Scan the material for the word "this", and copy each line where it shows up.

(Entries with chart source code)
++++++++
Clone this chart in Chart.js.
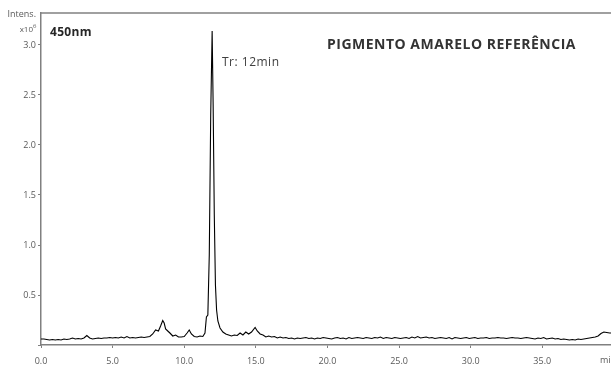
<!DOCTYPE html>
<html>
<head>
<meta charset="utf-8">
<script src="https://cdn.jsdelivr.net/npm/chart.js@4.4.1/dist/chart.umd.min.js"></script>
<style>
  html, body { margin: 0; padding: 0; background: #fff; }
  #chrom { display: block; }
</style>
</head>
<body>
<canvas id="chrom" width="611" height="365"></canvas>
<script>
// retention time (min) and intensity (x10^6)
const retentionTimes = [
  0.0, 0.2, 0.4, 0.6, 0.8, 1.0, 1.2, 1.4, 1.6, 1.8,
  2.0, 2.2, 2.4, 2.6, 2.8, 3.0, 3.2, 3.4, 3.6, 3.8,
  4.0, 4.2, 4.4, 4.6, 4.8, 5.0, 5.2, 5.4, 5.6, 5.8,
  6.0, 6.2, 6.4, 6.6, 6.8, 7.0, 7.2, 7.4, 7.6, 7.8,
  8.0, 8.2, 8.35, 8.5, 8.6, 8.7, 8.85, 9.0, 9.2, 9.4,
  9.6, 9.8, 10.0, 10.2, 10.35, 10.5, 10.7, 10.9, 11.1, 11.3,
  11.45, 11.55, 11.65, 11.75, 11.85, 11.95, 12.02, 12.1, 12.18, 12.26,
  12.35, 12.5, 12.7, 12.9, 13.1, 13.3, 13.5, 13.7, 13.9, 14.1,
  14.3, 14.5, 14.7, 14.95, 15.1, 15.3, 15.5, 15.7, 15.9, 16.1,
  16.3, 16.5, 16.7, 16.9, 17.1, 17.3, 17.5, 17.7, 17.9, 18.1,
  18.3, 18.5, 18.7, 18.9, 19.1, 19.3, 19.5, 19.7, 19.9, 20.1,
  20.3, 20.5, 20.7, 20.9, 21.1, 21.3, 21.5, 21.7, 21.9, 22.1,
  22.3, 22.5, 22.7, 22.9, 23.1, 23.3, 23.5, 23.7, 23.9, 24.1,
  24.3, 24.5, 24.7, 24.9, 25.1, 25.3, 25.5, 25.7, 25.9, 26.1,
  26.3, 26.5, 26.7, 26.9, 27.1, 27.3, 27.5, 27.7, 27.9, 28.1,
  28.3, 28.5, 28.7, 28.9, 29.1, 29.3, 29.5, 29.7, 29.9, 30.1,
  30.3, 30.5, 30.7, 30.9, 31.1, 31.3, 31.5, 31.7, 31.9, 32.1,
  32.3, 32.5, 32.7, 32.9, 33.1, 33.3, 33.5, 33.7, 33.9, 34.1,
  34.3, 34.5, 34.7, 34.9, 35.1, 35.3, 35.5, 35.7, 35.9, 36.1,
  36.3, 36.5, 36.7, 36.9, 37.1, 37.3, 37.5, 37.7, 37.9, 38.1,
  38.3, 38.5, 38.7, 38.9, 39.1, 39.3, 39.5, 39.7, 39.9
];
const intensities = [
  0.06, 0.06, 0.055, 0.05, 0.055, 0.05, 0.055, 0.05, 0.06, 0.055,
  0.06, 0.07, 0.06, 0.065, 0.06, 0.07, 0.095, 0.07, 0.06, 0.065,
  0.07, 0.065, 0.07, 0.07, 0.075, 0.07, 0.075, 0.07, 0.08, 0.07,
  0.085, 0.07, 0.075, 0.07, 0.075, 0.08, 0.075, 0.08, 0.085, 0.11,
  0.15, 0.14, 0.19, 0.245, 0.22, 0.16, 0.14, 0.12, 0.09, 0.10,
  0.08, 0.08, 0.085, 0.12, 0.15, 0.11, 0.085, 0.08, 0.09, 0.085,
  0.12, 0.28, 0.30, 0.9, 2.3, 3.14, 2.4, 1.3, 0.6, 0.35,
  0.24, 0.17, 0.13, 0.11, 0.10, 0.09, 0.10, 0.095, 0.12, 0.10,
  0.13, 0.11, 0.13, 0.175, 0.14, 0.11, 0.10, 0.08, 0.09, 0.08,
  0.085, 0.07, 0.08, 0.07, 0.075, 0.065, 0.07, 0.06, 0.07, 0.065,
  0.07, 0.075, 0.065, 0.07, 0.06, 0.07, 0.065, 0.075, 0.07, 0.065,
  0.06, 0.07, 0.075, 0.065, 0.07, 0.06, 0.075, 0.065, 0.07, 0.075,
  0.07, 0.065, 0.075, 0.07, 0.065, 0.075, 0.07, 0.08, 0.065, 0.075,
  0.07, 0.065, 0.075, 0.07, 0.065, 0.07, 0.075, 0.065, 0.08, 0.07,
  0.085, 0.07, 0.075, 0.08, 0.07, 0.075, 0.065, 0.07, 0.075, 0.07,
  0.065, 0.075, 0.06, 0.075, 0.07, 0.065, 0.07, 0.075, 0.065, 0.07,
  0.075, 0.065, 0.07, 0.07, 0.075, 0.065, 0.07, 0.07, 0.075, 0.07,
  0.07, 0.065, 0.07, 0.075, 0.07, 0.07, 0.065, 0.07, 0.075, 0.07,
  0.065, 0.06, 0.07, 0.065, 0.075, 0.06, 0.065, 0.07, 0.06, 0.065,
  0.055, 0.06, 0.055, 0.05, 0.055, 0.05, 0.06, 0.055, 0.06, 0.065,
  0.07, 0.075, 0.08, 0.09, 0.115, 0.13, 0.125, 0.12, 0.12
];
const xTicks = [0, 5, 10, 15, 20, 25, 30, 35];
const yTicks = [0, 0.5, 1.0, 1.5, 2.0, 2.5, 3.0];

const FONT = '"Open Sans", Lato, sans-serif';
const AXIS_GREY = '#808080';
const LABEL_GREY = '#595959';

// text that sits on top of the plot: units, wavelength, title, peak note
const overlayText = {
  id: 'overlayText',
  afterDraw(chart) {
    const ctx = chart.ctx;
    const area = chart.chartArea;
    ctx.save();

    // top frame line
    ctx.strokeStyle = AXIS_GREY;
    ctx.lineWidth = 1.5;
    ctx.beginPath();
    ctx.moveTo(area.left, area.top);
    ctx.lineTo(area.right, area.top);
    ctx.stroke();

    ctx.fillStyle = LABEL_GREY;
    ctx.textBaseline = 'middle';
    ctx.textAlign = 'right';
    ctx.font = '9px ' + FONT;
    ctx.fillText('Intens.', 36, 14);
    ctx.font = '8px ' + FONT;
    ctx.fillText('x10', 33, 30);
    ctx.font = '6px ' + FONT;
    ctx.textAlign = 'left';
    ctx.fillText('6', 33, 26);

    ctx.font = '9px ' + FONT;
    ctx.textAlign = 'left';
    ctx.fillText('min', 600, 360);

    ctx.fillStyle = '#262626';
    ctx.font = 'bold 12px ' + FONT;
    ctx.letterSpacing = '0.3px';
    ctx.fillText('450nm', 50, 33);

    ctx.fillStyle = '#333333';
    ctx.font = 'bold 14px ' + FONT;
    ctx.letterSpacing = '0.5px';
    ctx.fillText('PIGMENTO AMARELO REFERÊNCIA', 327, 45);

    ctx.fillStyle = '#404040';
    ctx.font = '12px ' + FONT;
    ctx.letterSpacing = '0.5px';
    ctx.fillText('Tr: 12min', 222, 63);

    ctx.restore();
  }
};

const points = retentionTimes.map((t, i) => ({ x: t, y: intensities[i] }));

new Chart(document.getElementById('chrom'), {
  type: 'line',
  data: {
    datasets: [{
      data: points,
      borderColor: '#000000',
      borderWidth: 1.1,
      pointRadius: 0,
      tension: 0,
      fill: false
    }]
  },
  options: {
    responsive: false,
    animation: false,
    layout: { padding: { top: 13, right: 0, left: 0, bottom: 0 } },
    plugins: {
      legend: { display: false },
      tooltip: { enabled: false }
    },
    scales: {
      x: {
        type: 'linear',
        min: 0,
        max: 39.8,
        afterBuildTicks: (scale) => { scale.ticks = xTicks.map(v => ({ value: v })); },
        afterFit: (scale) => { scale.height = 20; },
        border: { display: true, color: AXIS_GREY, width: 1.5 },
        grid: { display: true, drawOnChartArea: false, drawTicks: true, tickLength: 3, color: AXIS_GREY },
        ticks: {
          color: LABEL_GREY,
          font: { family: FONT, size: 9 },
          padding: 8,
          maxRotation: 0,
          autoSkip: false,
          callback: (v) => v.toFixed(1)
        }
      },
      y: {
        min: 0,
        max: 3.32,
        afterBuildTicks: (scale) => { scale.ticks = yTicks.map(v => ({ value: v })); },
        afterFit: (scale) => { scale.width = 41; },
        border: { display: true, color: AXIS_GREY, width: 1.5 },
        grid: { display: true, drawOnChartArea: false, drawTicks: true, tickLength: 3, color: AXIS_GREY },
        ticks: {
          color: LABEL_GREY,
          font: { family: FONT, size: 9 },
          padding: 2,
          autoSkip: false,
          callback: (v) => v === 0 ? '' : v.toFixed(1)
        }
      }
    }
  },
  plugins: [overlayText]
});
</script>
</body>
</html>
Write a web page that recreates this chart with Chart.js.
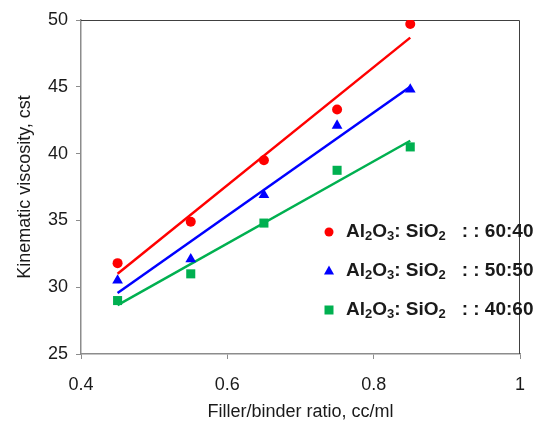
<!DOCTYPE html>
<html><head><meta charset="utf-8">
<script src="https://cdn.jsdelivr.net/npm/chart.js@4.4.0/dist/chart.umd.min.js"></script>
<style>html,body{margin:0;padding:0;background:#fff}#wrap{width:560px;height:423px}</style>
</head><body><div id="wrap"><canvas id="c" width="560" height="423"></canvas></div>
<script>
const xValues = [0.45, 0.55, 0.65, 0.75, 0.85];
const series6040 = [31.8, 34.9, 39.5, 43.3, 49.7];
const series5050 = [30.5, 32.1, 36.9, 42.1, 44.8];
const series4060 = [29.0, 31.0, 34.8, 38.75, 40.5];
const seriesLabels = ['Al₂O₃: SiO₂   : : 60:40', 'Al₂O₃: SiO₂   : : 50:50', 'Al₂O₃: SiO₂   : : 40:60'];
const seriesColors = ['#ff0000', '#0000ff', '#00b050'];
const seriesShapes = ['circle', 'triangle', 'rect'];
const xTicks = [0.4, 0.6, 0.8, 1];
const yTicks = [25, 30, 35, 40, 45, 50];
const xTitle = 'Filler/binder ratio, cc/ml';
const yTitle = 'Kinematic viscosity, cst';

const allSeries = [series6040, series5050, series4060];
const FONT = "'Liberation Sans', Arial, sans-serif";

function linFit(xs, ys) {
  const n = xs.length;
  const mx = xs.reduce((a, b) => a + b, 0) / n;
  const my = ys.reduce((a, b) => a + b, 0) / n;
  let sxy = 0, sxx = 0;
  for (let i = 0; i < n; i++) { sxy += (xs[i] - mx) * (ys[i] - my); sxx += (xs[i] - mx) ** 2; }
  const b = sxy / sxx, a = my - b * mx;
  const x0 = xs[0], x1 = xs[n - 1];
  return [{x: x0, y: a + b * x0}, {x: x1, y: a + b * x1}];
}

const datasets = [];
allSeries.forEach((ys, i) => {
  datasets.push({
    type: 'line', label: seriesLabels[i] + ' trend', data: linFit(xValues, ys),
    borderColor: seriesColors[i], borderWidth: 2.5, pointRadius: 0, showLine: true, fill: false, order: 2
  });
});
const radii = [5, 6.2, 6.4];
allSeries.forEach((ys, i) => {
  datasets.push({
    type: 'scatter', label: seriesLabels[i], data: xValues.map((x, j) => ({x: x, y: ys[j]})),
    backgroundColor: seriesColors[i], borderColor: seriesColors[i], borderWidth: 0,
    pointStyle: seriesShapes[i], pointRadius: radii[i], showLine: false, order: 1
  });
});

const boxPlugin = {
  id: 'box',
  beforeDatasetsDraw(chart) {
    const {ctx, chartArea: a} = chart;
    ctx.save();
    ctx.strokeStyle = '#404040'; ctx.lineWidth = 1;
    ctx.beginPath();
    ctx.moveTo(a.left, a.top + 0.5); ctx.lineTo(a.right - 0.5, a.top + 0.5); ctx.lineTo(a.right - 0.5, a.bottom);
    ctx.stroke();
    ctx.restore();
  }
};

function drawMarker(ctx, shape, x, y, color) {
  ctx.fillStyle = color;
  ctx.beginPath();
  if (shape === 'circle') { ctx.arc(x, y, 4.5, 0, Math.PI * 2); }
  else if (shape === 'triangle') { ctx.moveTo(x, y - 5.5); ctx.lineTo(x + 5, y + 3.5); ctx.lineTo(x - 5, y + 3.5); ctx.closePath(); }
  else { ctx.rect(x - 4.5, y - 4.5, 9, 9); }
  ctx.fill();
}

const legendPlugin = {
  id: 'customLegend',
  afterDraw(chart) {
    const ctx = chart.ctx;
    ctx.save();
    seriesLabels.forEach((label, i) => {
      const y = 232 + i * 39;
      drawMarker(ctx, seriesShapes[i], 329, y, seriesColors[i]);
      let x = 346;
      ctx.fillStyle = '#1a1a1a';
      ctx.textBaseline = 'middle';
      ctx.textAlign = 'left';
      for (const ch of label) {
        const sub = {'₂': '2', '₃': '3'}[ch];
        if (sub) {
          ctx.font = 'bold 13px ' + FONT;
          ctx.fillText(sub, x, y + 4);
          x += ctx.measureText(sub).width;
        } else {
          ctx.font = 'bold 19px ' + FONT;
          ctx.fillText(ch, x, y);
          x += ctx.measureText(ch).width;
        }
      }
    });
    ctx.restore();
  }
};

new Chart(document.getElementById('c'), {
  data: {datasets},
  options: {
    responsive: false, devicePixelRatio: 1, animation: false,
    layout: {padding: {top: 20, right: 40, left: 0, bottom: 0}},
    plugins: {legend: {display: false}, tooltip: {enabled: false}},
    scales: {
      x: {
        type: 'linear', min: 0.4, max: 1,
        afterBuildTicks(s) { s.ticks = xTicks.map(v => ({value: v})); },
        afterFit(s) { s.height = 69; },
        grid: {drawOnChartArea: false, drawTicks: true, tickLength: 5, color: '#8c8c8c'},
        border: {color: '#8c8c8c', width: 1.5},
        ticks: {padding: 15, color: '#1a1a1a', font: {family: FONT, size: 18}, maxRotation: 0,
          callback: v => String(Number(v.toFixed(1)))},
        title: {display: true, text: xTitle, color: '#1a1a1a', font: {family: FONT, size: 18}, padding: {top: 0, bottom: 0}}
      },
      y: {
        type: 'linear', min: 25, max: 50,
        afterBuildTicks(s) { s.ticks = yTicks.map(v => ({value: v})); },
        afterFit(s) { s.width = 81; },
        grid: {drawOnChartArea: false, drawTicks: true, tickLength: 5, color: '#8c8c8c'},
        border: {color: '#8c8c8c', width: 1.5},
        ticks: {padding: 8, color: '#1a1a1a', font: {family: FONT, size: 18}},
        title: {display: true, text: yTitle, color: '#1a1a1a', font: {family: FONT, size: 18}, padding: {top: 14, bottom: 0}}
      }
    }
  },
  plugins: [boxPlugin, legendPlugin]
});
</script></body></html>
++++++++
TASK RESPONSE —
Clone this chart in Chart.js.
Write a web page that recreates this chart with Chart.js.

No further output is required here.